• DATASET SECTION:
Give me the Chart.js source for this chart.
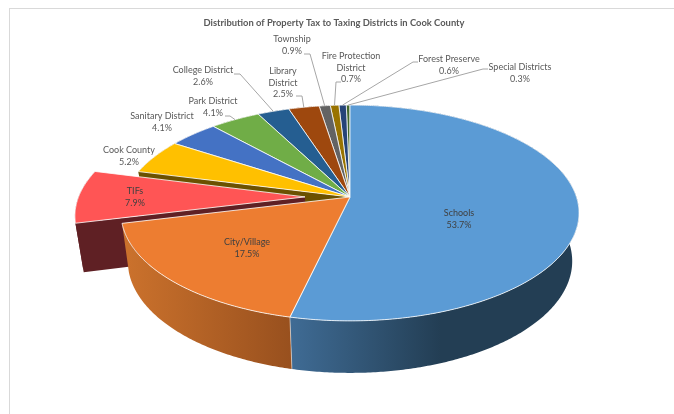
<!DOCTYPE html>
<html>
<head>
<meta charset="utf-8">
<script src="https://cdn.jsdelivr.net/npm/chart.js@4"></script>
<style>
html,body{margin:0;padding:0;background:#fff;}
#frame{position:absolute;left:9px;top:8px;right:0;bottom:0;border-left:1px solid #d9d9d9;border-top:1px solid #d9d9d9;}
canvas{position:absolute;left:0;top:0;}
</style>
</head>
<body>
<div id="frame"></div>
<canvas id="c" width="674" height="414"></canvas>
<script>
const chartTitle = 'Distribution of Property Tax to Taxing Districts in Cook County';
const categories = ['Schools','City/Village','TIFs','Cook County','Sanitary District','Park District','College District','Library District','Township','Fire Protection District','Forest Preserve','Special Districts'];
const shares = [53.7,17.5,7.9,5.2,4.1,4.1,2.6,2.5,0.9,0.7,0.6,0.3];
const sliceColors = ['#5b9bd5','#ed7d31','#ff5555','#ffc000','#4472c4','#70ad47','#255e91','#9e480e','#636363','#997300','#264478','#43682b'];
const wallLight = ['#3f6b94','#ca712c','#5f2024','#6b5100','#2b4577','#43682b','#163a59','#5f2b08','#3c3c3c','#5c4500','#172948','#283f1a'];
const wallDark = ['#233e54','#98501e','#5f2024','#6b5100','#2b4577','#43682b','#163a59','#5f2b08','#3c3c3c','#5c4500','#172948','#283f1a'];
const wallFade = [0.53,1,1,1,1,1,1,1,1,1,1,1];
const sliceOffsets = [0,0,45,0,0,0,0,0,0,0,0,0];
const lineBreaks = [['Schools'],['City/Village'],['TIFs'],['Cook County'],['Sanitary District'],['Park District'],['College District'],['Library','District'],['Township'],['Fire Protection','District'],['Forest Preserve'],['Special Districts']];
const labelCenters = [459,247,135,129,162,213,203,283,292,351,449,520];
const labelTops = [213,242,191,150.5,116,101,70.5,71,39,56,59,67];
const labelInk = ['#404040','#404040','#404040','#595959','#595959','#595959','#595959','#595959','#595959','#595959','#595959','#595959'];
// leader: [x at text, y at text, x of elbow]
const leaders = [null,null,null,null,null,[225,116,230],[234,74,240],[296,96,302],[304,54,310],[341,82,336],[418,62,413],[488,69,483]];

const TILT_NEAR = 0.148, DROP_SCALE = 0.03, FLAT = 0.466, DEPTH = 0.219;

function project(el, dx, dy, z) {
  const R = el.outerRadius, v = dy / R;
  const s = 1 / (1 - TILT_NEAR * v + DROP_SCALE * z);
  return { x: el.x + dx * s, y: el.y + (FLAT * dy + DEPTH * R * z) * s };
}
function shift(el) {
  const mid = (el.startAngle + el.endAngle) / 2, o = el.options.offset || 0;
  return { x: Math.cos(mid) * o, y: Math.sin(mid) * o };
}
function rimPoint(el, a, z) {
  const o = shift(el), R = el.outerRadius;
  return project(el, o.x + R * Math.cos(a), o.y + R * Math.sin(a), z);
}
function arcSteps(el) {
  const n = Math.max(2, Math.ceil((el.endAngle - el.startAngle) / 0.01));
  const out = [];
  for (let i = 0; i <= n; i++) out.push(el.startAngle + (el.endAngle - el.startAngle) * i / n);
  return out;
}
function tracePts(ctx, pts) {
  ctx.beginPath();
  pts.forEach((p, i) => i ? ctx.lineTo(p.x, p.y) : ctx.moveTo(p.x, p.y));
  ctx.closePath();
}
function paintSlice(ctx, el, i, arcs) {
  const o = shift(el), steps = arcSteps(el), last = steps.length - 1;
  const apexTop = project(el, o.x, o.y, 0), apexBot = project(el, o.x, o.y, 1);
  const top = steps.map(a => rimPoint(el, a, 0));
  const bot = steps.map(a => rimPoint(el, a, 1));
  const xs = bot.map(p => p.x);
  const g = ctx.createLinearGradient(Math.min(...xs), 0, Math.max(...xs), 0);
  g.addColorStop(0, wallLight[i]);
  g.addColorStop(wallFade[i], wallDark[i]);
  ctx.lineJoin = 'round';
  // a cut face shows only beside a pulled-out slice, and only if it faces the viewer
  const n = arcs.length;
  const prevOff = arcs[(i + n - 1) % n].options.offset || 0;
  const nextOff = arcs[(i + 1) % n].options.offset || 0;
  const own = el.options.offset || 0;
  ctx.fillStyle = wallDark[i];
  if ((own || prevOff) && Math.cos(el.startAngle) < 0) {
    tracePts(ctx, [apexTop, top[0], bot[0], apexBot]); ctx.fill();
  }
  if ((own || nextOff) && Math.cos(el.endAngle) > 0) {
    tracePts(ctx, [apexTop, top[last], bot[last], apexBot]); ctx.fill();
  }
  // outer wall
  ctx.fillStyle = g;
  tracePts(ctx, top.concat(bot.slice().reverse()));
  ctx.fill();
  // seams between walls
  ctx.strokeStyle = 'rgba(255,255,255,0.6)';
  ctx.lineWidth = 0.8;
  if (top[0].y > el.y && !own) { ctx.beginPath(); ctx.moveTo(top[0].x, top[0].y); ctx.lineTo(bot[0].x, bot[0].y); ctx.stroke(); }
  // top face
  ctx.fillStyle = el.options.backgroundColor;
  ctx.strokeStyle = 'rgba(255,255,255,0.8)';
  ctx.lineWidth = 1;
  tracePts(ctx, [apexTop].concat(top));
  ctx.fill();
  ctx.stroke();
}

const pie3d = {
  id: 'pie3d',
  afterLayout(chart) {
    chart.titleBlock.left -= 16;
    chart.titleBlock.right -= 16;
  },
  beforeDatasetDraw(chart, args) {
    const ctx = chart.ctx, arcs = args.meta.data;
    const order = arcs.map((el, i) => i).sort((a, b) => {
      const m = k => Math.sin((arcs[k].startAngle + arcs[k].endAngle) / 2);
      return m(a) - m(b);
    });
    ctx.save();
    order.forEach(i => paintSlice(ctx, arcs[i], i, arcs));
    ctx.restore();
    return false;
  },
  afterDraw(chart) {
    const ctx = chart.ctx, arcs = chart.getDatasetMeta(0).data;
    ctx.save();
    ctx.strokeStyle = '#a6a6a6';
    ctx.lineWidth = 1;
    leaders.forEach((l, i) => {
      if (!l) return;
      const el = arcs[i], p = rimPoint(el, (el.startAngle + el.endAngle) / 2, 0);
      ctx.beginPath();
      ctx.moveTo(l[0], l[1]);
      ctx.lineTo(l[2], l[1]);
      ctx.lineTo(p.x, p.y);
      ctx.stroke();
    });
    ctx.font = '9px Lato';
    ctx.textAlign = 'center';
    ctx.textBaseline = 'middle';
    categories.forEach((name, i) => {
      const lines = lineBreaks[i].concat([shares[i].toFixed(1) + '%']);
      ctx.fillStyle = labelInk[i];
      lines.forEach((t, k) => ctx.fillText(t, labelCenters[i], labelTops[i] + k * 11.7));
    });
    ctx.restore();
  }
};

new Chart(document.getElementById('c'), {
  type: 'pie',
  plugins: [pie3d],
  data: {
    labels: categories,
    datasets: [{ data: shares, backgroundColor: sliceColors, offset: sliceOffsets, borderWidth: 0 }]
  },
  options: {
    responsive: false,
    animation: false,
    radius: 226.5,
    layout: { padding: { left: 26, right: 0, top: 0, bottom: 48.7 } },
    plugins: {
      legend: { display: false },
      tooltip: { enabled: false },
      title: {
        display: true,
        text: chartTitle,
        color: '#595959',
        font: { family: 'Lato', size: 9.4, weight: 'bold', lineHeight: 1.2 },
        padding: { top: 17.4, bottom: 0 }
      }
    }
  }
});
</script>
</body>
</html>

• EXERCISE DETAILS: Omit every picture, then repeat the remaining data exactly as it appears above.

• THE REPLY:
Give me the Chart.js source for this chart.
<!DOCTYPE html>
<html>
<head>
<meta charset="utf-8">
<script src="https://cdn.jsdelivr.net/npm/chart.js@4"></script>
<style>
html,body{margin:0;padding:0;background:#fff;}
#frame{position:absolute;left:9px;top:8px;right:0;bottom:0;border-left:1px solid #d9d9d9;border-top:1px solid #d9d9d9;}
canvas{position:absolute;left:0;top:0;}
</style>
</head>
<body>
<div id="frame"></div>
<canvas id="c" width="674" height="414"></canvas>
<script>
const chartTitle = 'Distribution of Property Tax to Taxing Districts in Cook County';
const categories = ['Schools','City/Village','TIFs','Cook County','Sanitary District','Park District','College District','Library District','Township','Fire Protection District','Forest Preserve','Special Districts'];
const shares = [53.7,17.5,7.9,5.2,4.1,4.1,2.6,2.5,0.9,0.7,0.6,0.3];
const sliceColors = ['#5b9bd5','#ed7d31','#ff5555','#ffc000','#4472c4','#70ad47','#255e91','#9e480e','#636363','#997300','#264478','#43682b'];
const wallLight = ['#3f6b94','#ca712c','#5f2024','#6b5100','#2b4577','#43682b','#163a59','#5f2b08','#3c3c3c','#5c4500','#172948','#283f1a'];
const wallDark = ['#233e54','#98501e','#5f2024','#6b5100','#2b4577','#43682b','#163a59','#5f2b08','#3c3c3c','#5c4500','#172948','#283f1a'];
const wallFade = [0.53,1,1,1,1,1,1,1,1,1,1,1];
const sliceOffsets = [0,0,45,0,0,0,0,0,0,0,0,0];
const lineBreaks = [['Schools'],['City/Village'],['TIFs'],['Cook County'],['Sanitary District'],['Park District'],['College District'],['Library','District'],['Township'],['Fire Protection','District'],['Forest Preserve'],['Special Districts']];
const labelCenters = [459,247,135,129,162,213,203,283,292,351,449,520];
const labelTops = [213,242,191,150.5,116,101,70.5,71,39,56,59,67];
const labelInk = ['#404040','#404040','#404040','#595959','#595959','#595959','#595959','#595959','#595959','#595959','#595959','#595959'];
// leader: [x at text, y at text, x of elbow]
const leaders = [null,null,null,null,null,[225,116,230],[234,74,240],[296,96,302],[304,54,310],[341,82,336],[418,62,413],[488,69,483]];

const TILT_NEAR = 0.148, DROP_SCALE = 0.03, FLAT = 0.466, DEPTH = 0.219;

function project(el, dx, dy, z) {
  const R = el.outerRadius, v = dy / R;
  const s = 1 / (1 - TILT_NEAR * v + DROP_SCALE * z);
  return { x: el.x + dx * s, y: el.y + (FLAT * dy + DEPTH * R * z) * s };
}
function shift(el) {
  const mid = (el.startAngle + el.endAngle) / 2, o = el.options.offset || 0;
  return { x: Math.cos(mid) * o, y: Math.sin(mid) * o };
}
function rimPoint(el, a, z) {
  const o = shift(el), R = el.outerRadius;
  return project(el, o.x + R * Math.cos(a), o.y + R * Math.sin(a), z);
}
function arcSteps(el) {
  const n = Math.max(2, Math.ceil((el.endAngle - el.startAngle) / 0.01));
  const out = [];
  for (let i = 0; i <= n; i++) out.push(el.startAngle + (el.endAngle - el.startAngle) * i / n);
  return out;
}
function tracePts(ctx, pts) {
  ctx.beginPath();
  pts.forEach((p, i) => i ? ctx.lineTo(p.x, p.y) : ctx.moveTo(p.x, p.y));
  ctx.closePath();
}
function paintSlice(ctx, el, i, arcs) {
  const o = shift(el), steps = arcSteps(el), last = steps.length - 1;
  const apexTop = project(el, o.x, o.y, 0), apexBot = project(el, o.x, o.y, 1);
  const top = steps.map(a => rimPoint(el, a, 0));
  const bot = steps.map(a => rimPoint(el, a, 1));
  const xs = bot.map(p => p.x);
  const g = ctx.createLinearGradient(Math.min(...xs), 0, Math.max(...xs), 0);
  g.addColorStop(0, wallLight[i]);
  g.addColorStop(wallFade[i], wallDark[i]);
  ctx.lineJoin = 'round';
  // a cut face shows only beside a pulled-out slice, and only if it faces the viewer
  const n = arcs.length;
  const prevOff = arcs[(i + n - 1) % n].options.offset || 0;
  const nextOff = arcs[(i + 1) % n].options.offset || 0;
  const own = el.options.offset || 0;
  ctx.fillStyle = wallDark[i];
  if ((own || prevOff) && Math.cos(el.startAngle) < 0) {
    tracePts(ctx, [apexTop, top[0], bot[0], apexBot]); ctx.fill();
  }
  if ((own || nextOff) && Math.cos(el.endAngle) > 0) {
    tracePts(ctx, [apexTop, top[last], bot[last], apexBot]); ctx.fill();
  }
  // outer wall
  ctx.fillStyle = g;
  tracePts(ctx, top.concat(bot.slice().reverse()));
  ctx.fill();
  // seams between walls
  ctx.strokeStyle = 'rgba(255,255,255,0.6)';
  ctx.lineWidth = 0.8;
  if (top[0].y > el.y && !own) { ctx.beginPath(); ctx.moveTo(top[0].x, top[0].y); ctx.lineTo(bot[0].x, bot[0].y); ctx.stroke(); }
  // top face
  ctx.fillStyle = el.options.backgroundColor;
  ctx.strokeStyle = 'rgba(255,255,255,0.8)';
  ctx.lineWidth = 1;
  tracePts(ctx, [apexTop].concat(top));
  ctx.fill();
  ctx.stroke();
}

const pie3d = {
  id: 'pie3d',
  afterLayout(chart) {
    chart.titleBlock.left -= 16;
    chart.titleBlock.right -= 16;
  },
  beforeDatasetDraw(chart, args) {
    const ctx = chart.ctx, arcs = args.meta.data;
    const order = arcs.map((el, i) => i).sort((a, b) => {
      const m = k => Math.sin((arcs[k].startAngle + arcs[k].endAngle) / 2);
      return m(a) - m(b);
    });
    ctx.save();
    order.forEach(i => paintSlice(ctx, arcs[i], i, arcs));
    ctx.restore();
    return false;
  },
  afterDraw(chart) {
    const ctx = chart.ctx, arcs = chart.getDatasetMeta(0).data;
    ctx.save();
    ctx.strokeStyle = '#a6a6a6';
    ctx.lineWidth = 1;
    leaders.forEach((l, i) => {
      if (!l) return;
      const el = arcs[i], p = rimPoint(el, (el.startAngle + el.endAngle) / 2, 0);
      ctx.beginPath();
      ctx.moveTo(l[0], l[1]);
      ctx.lineTo(l[2], l[1]);
      ctx.lineTo(p.x, p.y);
      ctx.stroke();
    });
    ctx.font = '9px Lato';
    ctx.textAlign = 'center';
    ctx.textBaseline = 'middle';
    categories.forEach((name, i) => {
      const lines = lineBreaks[i].concat([shares[i].toFixed(1) + '%']);
      ctx.fillStyle = labelInk[i];
      lines.forEach((t, k) => ctx.fillText(t, labelCenters[i], labelTops[i] + k * 11.7));
    });
    ctx.restore();
  }
};

new Chart(document.getElementById('c'), {
  type: 'pie',
  plugins: [pie3d],
  data: {
    labels: categories,
    datasets: [{ data: shares, backgroundColor: sliceColors, offset: sliceOffsets, borderWidth: 0 }]
  },
  options: {
    responsive: false,
    animation: false,
    radius: 226.5,
    layout: { padding: { left: 26, right: 0, top: 0, bottom: 48.7 } },
    plugins: {
      legend: { display: false },
      tooltip: { enabled: false },
      title: {
        display: true,
        text: chartTitle,
        color: '#595959',
        font: { family: 'Lato', size: 9.4, weight: 'bold', lineHeight: 1.2 },
        padding: { top: 17.4, bottom: 0 }
      }
    }
  }
});
</script>
</body>
</html>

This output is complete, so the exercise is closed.